In many ways, the phlogiston theory was a necessary step to help the scientific community to reject the idea of the four elements that had preceded it, providing a smoother transition from this to our currently held understanding of combustion. There was a running debate in the scientific community for almost 100 years about the existence of phlogiston. In the end, Antoine Lavoisier and the Antiphlogistians were shown to be correct as more and more discoveries contradicted the phlogiston theory until it was ultimately abandoned.
Lesson Summary
Let's take a few moments to review all that we've learned. Antoine Lavoisier was a key figure in the field of chemistry in the late 18th century.
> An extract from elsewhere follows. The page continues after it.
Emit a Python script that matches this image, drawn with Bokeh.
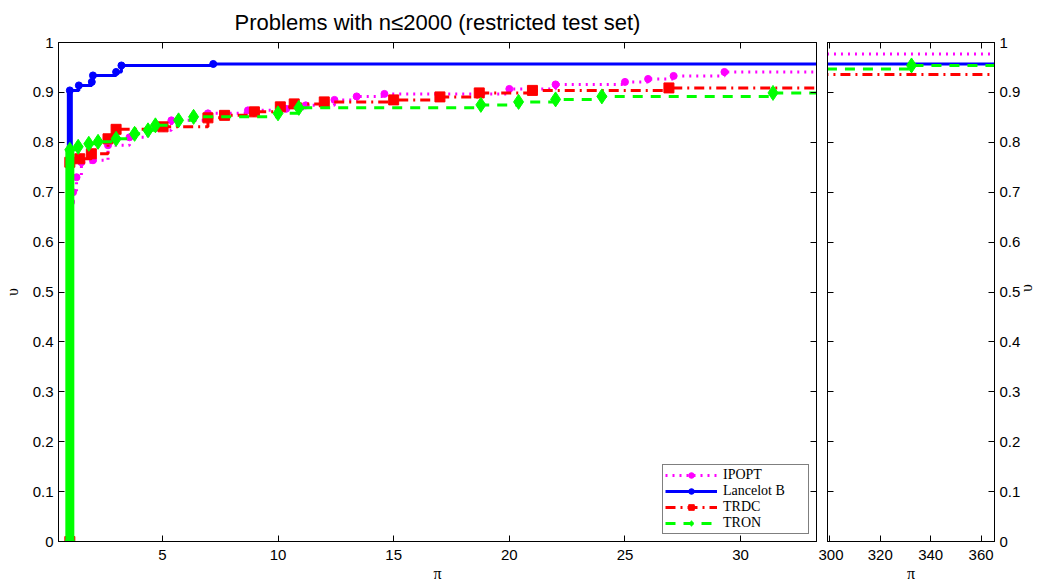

He consolidated the research of many of his contemporaries into a coherent theory of elements, which he defined as indivisible particles which we have found no means of separating. He demonstrated that these elements maintained a constant mass throughout any reactions they may undergo through the process of libration, or measuring the mass on a balance, as well as using huge convex lenses, sealed containers, and precise balances, which he used in his diamond incineration experiments. Along with the work of other great chemists, such as Daniel Rutherford, the discoverer of nitrogen, Lavoisier proposed the Law of Conservation of Mass, which states that matter isn't created or destroyed in normal chemical reactions. He was blessed with being in the right place at the right time in history, allowing him to put the discoveries of others together to develop a new understanding of the fundamental elements of chemistry, eventually dealing a death blow to phlogiston, meaning inflame in Greek, which was the dominant theory of understanding combustion for over 100 years.